Pittau, quindi, è stato un accademico dalle grandi doti di ricercatore, e come docente ha espresso una personalità vulcanica capace di formare generazioni di studenti. Non solo. È stato anche un appassionato studioso di archeologia, sostenendo in modo coraggioso la tesi secondo cui la funzione dei nuraghi fosse da attribuire principalmente al campo religioso (templi comunitari o tribali) e non militare (fortezze o castelli), evidenziando in modo del tutto singolare la loro origine anatolica, specificamente “lidia”, da cui il termine “sardiano”, per indicare gli influssi asiatici nel sardo. Al riguardo, uno dei suoi libri più importanti (non meno, tra i più criticati) è stato “La Sardegna nuragica”, del 1977, poi ristampato nel 2006.
In campo linguistico, invece, va ricordata un’altra opera immensa di Pittau, “Luoghi e toponimi della Sardegna”, che, come nell’ottica di un dizionario, ha codificato lo studio dell’intera toponimia della Sardegna, presentando e analizzando i toponimi di ben 83 comuni del centro dell’Isola. Un lavoro sconfinato, che ha condotto all’individuazione di circa 20 mila toponimi.
Ma le fatiche di Pittau hanno esplorato anche il campo della lingua etrusca, andando alla ricerca di possibili legami con la lingua protosarda. Un filone che impegnerà il docente nuorese per più di 30 anni, con 12 libri e più di cento articoli.
La congiunzione fra il popolo nuragico e quello etrusco ha animato gran parte degli interessi storici portati avanti da Pittau. La tesi che emerge nei suoi studi è che la Sardegna nel II sec. a.C. abbia avuto un ruolo di estrema importanza nelle politiche mediterranee, un posizionamento confermato sia dalla politica di alleanze e sia dall’aver preso parte alla storia dei Popoli del Mare, al tempo dei cosiddetti Shardana, più in particolare durante l’invasione dell’Egitto.
Si tratta di posizioni controcorrente, ma sulle quali Pittau non si è mai tirato indietro, manifestando sempre la sua postura da polemista e attento conoscitore delle fonti.

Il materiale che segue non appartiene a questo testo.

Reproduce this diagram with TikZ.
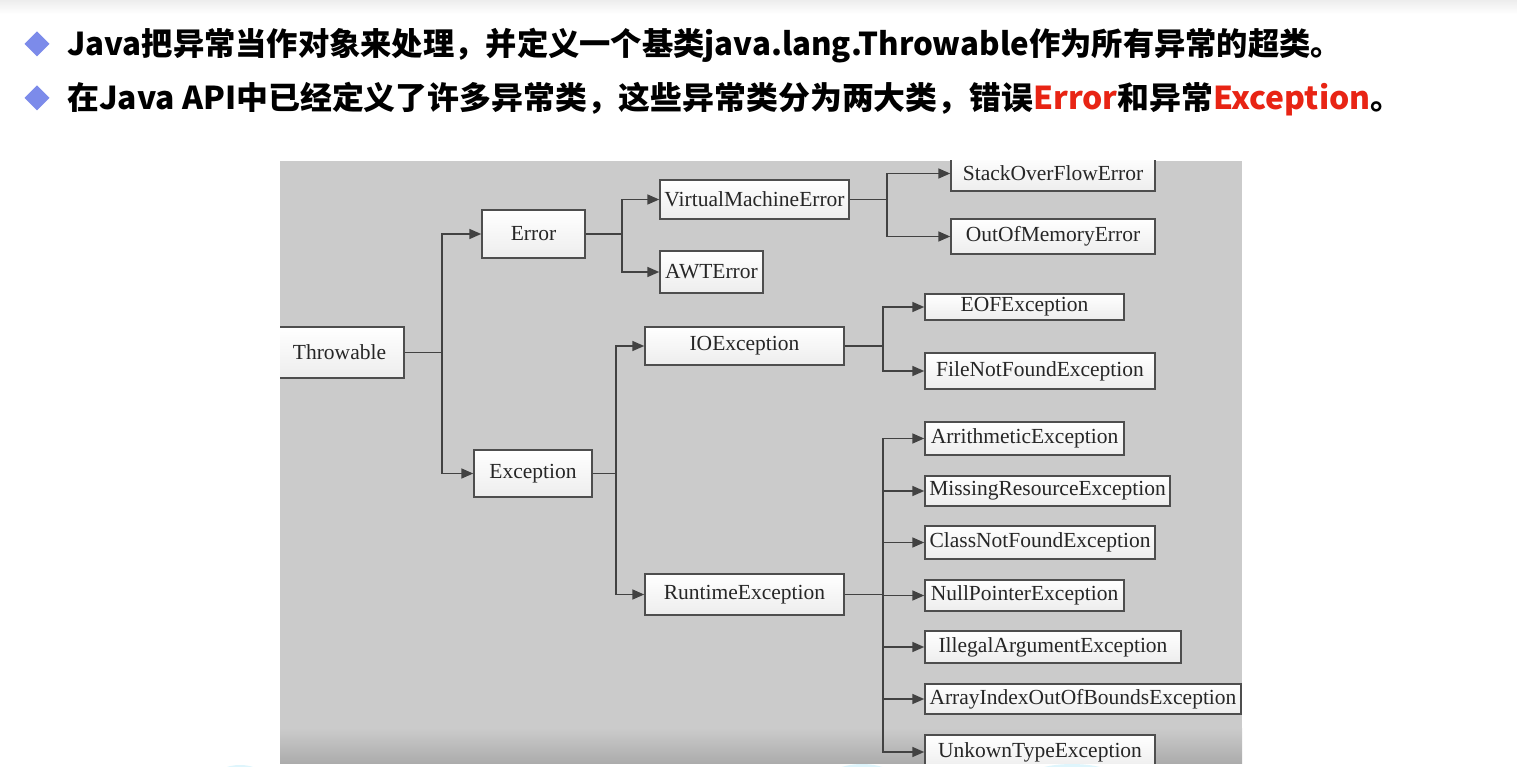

Morto tragicamente all’età di 98 anni, nel 2019 (a seguito di una caduta dal terrazzo del suo appartamento) Pittau ci ha lasciato un patrimonio di ricerche così ampio e particolareggiato che ne fa il riferimento più importante della lingua sarda, colui che più di altri, con tenacia ed orgoglio, ha elevato scientificamente e storicamente il tessuto linguistico del popolo sardo.